October 28, 2013
This year’s Nobel Peace Prize was awarded to the Organisation for the Prohibition of Chemical Weapons. The team is on the ground in Syria trying to dispose of the country’s chemical weapons stockpile.
A technician at a site owned by the East Syracuse company INFICON is putting the finishing touches on a suitcase-sized green plastic machine called a HAPSITE. The HAPSITE is a portable gas chromatograph mass spectrometer. I’ll say that one more time: portable gas chromatograph mass spectrometer.
Its name is an acronym for ‘hazardous air pollutants on site.’
INFICON recently filled an order for the portable gas detectors from the Organisation for the Prohibition of Chemical Weapons. The OCPW was called in shortly after the U.S. and Russia helpbroker a deal for Syria to give up its stockpile.
How the HAPSITE works, product manager Amy Arnold explained, is by taking in air samples and breaking them down into smaller and smaller parts. "And so we take these different fragments as a fingerprint of a chemical. And we have a library on board so the fingerprint of the chemical matches the library and produces an identification. So something completely unknown can be identified by our product."

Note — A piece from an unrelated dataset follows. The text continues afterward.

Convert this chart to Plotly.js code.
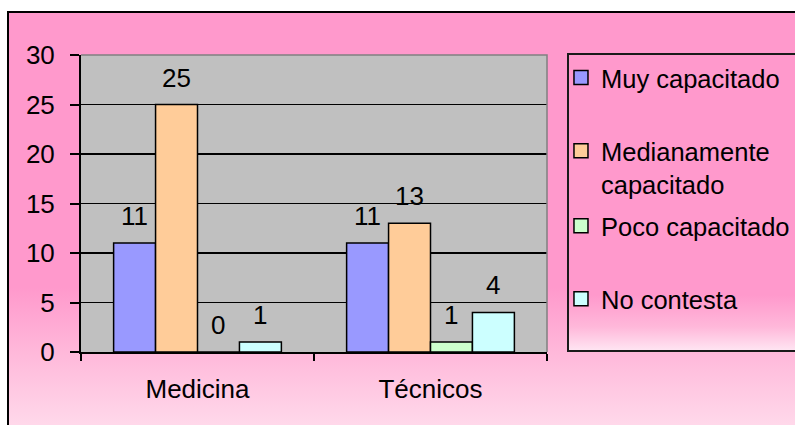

It’s able to process those results in about 10 minutes. INFICON President Peter Maier says it’s an important tool out in the field. "So it identifies and quantifies and does it extremely accurately, extremely reliable, so you can basically take your gas mask off. That’s really the key test. Do you trust your instrument enough to take your mask off."
The HAPSITE has been in development for about 15 years. It’s on the fifth generation now. All the development and assembly work is done at the here in East Syracuse.
The U.S. military is another major customer. Now, for Arnold and the team working on the HAPSITE, knowing that a Nobel Peace Prize winner is using their product is gratifying. "Sigh…yeah. That’s what our whole goal is, to make sure we have a piece of equipment that somebody can use so that we can make our world safe. Simple as that; really is."